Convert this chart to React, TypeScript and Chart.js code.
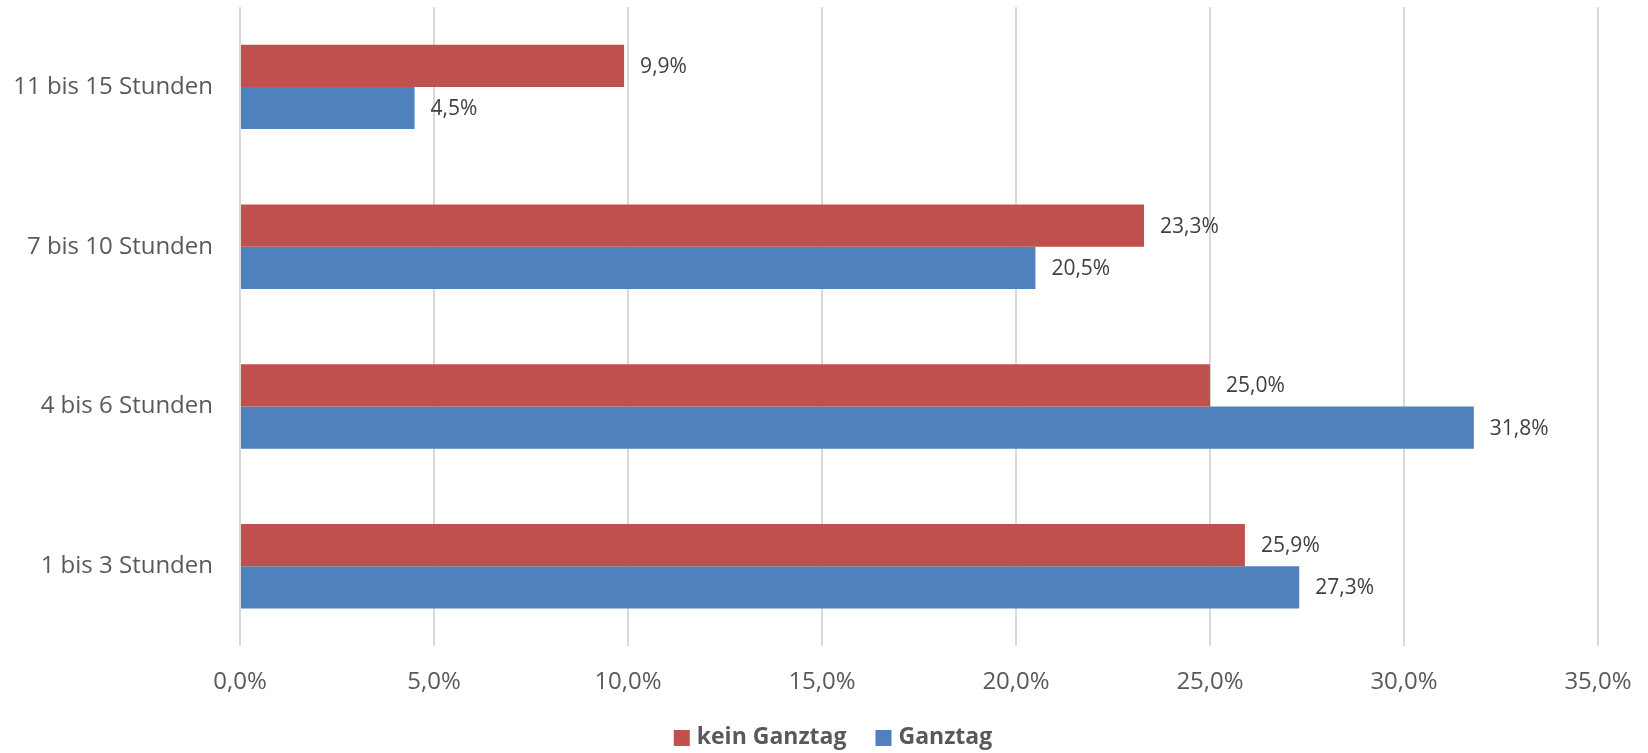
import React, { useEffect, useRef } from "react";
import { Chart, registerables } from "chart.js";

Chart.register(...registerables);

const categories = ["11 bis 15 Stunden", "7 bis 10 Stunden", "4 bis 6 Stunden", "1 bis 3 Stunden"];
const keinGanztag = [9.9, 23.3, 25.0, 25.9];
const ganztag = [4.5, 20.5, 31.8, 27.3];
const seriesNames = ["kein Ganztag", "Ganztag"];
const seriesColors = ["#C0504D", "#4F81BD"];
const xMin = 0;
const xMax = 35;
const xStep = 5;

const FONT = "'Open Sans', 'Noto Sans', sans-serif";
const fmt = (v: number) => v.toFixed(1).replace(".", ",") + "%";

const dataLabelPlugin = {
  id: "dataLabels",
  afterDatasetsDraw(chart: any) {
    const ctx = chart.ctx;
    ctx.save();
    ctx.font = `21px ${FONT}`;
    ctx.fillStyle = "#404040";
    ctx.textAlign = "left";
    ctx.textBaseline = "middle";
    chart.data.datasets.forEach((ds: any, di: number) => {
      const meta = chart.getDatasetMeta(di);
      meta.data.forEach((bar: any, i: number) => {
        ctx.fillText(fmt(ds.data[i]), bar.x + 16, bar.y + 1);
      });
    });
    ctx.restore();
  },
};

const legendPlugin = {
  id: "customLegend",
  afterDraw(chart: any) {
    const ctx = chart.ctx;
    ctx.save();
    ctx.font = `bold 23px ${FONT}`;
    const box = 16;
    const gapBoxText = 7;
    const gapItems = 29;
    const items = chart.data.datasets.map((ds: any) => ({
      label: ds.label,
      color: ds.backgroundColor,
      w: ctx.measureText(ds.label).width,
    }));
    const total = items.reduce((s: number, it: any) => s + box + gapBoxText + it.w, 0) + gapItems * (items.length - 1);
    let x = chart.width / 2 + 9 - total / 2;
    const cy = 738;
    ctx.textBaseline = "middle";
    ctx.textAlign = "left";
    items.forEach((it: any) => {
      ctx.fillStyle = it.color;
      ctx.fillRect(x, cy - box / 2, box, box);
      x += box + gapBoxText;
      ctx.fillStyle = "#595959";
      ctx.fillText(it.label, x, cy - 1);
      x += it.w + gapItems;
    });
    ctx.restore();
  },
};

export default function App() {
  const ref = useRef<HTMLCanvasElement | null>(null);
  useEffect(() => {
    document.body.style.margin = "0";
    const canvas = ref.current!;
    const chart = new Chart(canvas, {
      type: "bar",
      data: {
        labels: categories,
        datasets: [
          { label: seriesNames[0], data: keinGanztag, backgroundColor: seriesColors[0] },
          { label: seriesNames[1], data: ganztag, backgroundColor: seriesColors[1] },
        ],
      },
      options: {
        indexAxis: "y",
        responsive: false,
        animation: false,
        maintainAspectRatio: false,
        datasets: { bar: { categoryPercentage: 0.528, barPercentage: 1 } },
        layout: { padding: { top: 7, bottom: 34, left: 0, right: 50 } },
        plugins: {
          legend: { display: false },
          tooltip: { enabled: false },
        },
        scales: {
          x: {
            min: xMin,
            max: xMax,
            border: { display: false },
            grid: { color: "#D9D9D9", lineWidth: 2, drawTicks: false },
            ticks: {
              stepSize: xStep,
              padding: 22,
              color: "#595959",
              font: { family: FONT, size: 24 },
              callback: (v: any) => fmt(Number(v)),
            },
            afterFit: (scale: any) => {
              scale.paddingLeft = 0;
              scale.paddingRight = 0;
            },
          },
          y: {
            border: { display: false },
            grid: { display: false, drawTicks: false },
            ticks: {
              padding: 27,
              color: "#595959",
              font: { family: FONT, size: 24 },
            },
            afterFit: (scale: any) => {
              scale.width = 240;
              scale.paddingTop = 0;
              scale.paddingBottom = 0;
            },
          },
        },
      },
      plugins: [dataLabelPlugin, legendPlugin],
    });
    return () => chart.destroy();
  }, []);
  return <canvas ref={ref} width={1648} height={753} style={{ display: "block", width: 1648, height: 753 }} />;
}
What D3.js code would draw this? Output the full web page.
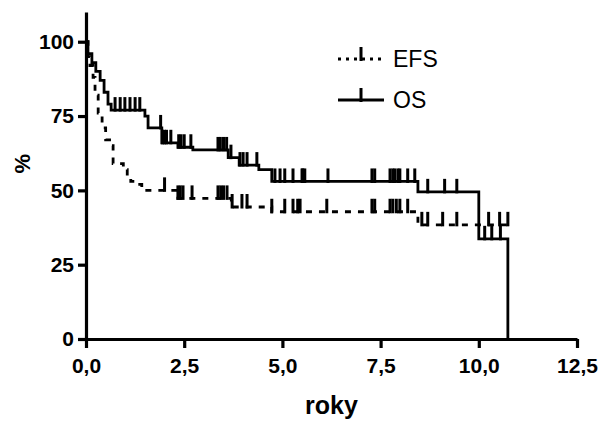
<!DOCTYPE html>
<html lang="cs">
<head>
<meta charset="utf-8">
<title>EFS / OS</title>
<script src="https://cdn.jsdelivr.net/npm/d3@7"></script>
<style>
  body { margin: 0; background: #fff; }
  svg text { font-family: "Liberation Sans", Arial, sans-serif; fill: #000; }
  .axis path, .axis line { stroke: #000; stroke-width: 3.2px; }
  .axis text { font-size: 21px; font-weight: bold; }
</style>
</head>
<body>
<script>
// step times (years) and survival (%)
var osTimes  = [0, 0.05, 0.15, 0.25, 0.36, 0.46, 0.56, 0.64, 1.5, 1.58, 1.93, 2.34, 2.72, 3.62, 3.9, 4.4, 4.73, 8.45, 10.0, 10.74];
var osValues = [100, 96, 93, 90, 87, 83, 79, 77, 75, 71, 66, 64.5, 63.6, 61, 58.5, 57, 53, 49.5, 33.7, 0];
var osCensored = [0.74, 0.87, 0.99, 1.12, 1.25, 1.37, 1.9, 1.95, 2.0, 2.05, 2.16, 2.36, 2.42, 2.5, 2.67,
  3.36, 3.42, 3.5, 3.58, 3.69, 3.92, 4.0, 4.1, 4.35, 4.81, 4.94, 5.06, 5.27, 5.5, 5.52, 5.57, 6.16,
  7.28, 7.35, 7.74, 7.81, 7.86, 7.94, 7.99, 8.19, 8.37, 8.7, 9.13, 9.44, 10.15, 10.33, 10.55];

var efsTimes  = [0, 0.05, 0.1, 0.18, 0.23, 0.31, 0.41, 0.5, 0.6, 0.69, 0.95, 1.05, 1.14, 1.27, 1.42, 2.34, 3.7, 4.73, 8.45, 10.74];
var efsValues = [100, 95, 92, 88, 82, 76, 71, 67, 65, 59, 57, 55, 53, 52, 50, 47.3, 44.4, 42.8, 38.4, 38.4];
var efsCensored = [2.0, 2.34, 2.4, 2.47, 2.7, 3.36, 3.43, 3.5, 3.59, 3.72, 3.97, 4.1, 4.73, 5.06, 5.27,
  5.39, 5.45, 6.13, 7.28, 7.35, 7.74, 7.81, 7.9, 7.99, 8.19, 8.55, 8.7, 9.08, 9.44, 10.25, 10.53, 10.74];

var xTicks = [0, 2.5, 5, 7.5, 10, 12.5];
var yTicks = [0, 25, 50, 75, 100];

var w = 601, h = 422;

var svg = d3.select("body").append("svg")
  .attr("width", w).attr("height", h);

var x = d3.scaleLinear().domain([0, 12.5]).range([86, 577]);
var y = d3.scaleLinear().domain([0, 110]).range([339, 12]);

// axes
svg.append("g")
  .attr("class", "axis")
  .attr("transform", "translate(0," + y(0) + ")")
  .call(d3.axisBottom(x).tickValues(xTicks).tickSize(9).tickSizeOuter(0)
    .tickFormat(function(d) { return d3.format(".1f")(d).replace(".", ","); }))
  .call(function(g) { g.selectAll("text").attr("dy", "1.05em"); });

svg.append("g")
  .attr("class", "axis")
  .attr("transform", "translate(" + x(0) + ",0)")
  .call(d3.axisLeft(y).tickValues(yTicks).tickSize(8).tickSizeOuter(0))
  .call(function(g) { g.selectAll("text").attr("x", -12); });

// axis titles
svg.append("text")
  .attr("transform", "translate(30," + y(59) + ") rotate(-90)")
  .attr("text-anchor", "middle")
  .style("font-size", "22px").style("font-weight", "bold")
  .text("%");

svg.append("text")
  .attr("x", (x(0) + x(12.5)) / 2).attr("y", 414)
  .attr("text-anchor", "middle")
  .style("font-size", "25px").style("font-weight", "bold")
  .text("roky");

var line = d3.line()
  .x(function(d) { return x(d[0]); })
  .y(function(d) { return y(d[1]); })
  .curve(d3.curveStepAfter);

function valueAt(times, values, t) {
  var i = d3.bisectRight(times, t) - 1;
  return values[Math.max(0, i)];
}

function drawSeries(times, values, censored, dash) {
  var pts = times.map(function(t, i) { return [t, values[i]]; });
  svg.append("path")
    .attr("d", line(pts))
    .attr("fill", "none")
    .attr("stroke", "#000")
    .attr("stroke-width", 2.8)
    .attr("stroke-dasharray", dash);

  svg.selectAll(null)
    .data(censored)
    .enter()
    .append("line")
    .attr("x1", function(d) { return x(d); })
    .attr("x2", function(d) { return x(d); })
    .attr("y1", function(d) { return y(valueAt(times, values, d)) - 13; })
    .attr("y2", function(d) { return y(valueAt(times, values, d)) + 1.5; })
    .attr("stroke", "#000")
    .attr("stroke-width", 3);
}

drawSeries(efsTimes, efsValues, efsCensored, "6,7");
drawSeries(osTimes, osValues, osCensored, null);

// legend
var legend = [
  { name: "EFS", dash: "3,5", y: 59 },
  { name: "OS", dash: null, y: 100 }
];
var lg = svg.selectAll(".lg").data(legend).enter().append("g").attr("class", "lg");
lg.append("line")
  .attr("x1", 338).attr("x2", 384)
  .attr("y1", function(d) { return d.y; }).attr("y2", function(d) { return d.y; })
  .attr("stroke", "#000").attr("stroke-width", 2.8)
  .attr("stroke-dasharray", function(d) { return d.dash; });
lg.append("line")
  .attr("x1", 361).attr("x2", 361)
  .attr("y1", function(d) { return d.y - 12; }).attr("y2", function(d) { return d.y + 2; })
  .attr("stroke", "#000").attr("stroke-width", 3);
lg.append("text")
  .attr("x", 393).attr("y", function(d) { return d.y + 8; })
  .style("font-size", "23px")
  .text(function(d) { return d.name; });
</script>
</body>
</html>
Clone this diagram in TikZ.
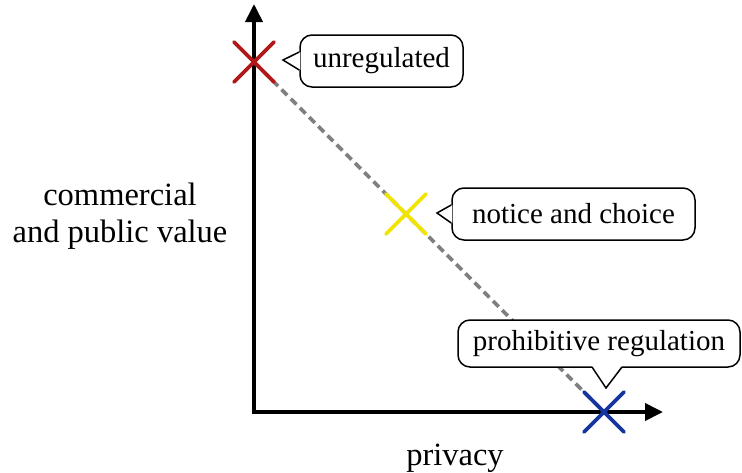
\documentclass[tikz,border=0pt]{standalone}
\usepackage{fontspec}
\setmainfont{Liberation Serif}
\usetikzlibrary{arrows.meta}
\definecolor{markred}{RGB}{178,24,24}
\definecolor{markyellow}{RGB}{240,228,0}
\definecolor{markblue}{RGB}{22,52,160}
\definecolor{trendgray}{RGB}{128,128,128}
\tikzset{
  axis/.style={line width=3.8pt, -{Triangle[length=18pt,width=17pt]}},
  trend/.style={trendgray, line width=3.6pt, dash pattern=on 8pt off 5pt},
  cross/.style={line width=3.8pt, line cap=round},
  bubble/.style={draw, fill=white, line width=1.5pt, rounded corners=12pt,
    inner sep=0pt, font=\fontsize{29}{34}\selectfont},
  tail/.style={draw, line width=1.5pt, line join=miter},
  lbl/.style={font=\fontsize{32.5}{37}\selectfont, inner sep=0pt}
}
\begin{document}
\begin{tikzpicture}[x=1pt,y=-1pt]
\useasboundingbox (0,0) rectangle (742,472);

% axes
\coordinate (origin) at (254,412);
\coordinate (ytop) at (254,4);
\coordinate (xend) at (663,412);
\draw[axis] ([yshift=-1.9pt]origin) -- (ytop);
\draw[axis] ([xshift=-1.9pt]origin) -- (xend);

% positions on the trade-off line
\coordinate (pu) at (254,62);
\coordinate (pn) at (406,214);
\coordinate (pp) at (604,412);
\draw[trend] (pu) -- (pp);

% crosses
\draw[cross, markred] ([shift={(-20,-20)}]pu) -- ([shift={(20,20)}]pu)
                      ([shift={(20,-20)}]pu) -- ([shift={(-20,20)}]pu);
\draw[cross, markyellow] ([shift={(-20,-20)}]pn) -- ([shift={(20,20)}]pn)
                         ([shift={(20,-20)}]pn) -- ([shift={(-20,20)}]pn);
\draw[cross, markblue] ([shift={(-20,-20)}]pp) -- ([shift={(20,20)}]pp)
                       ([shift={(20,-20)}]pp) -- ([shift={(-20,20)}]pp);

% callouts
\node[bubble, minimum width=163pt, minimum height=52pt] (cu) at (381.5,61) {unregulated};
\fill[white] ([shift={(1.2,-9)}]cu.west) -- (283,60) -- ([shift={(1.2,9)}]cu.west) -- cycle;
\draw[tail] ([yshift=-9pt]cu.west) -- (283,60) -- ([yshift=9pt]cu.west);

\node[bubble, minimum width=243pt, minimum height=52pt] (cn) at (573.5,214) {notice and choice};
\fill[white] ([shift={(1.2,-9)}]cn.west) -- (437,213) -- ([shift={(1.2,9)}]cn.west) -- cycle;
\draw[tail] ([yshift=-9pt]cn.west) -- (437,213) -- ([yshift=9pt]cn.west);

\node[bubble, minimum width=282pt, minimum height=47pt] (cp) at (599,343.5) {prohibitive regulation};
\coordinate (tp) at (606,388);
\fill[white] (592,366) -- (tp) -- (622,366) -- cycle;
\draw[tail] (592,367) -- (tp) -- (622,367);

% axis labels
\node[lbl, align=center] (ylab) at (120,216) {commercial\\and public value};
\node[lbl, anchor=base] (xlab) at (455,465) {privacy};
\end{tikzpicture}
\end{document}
——
*GIVEN TASK*
Repeat word for word the lines above, from the first entry through the line containing "const xStep = 5;", with both ends kept and the pictures dropped.

*SOLUTION TO THE EXERCISE*
Convert this chart to React, TypeScript and Chart.js code.
import React, { useEffect, useRef } from "react";
import { Chart, registerables } from "chart.js";

Chart.register(...registerables);

const categories = ["11 bis 15 Stunden", "7 bis 10 Stunden", "4 bis 6 Stunden", "1 bis 3 Stunden"];
const keinGanztag = [9.9, 23.3, 25.0, 25.9];
const ganztag = [4.5, 20.5, 31.8, 27.3];
const seriesNames = ["kein Ganztag", "Ganztag"];
const seriesColors = ["#C0504D", "#4F81BD"];
const xMin = 0;
const xMax = 35;
const xStep = 5;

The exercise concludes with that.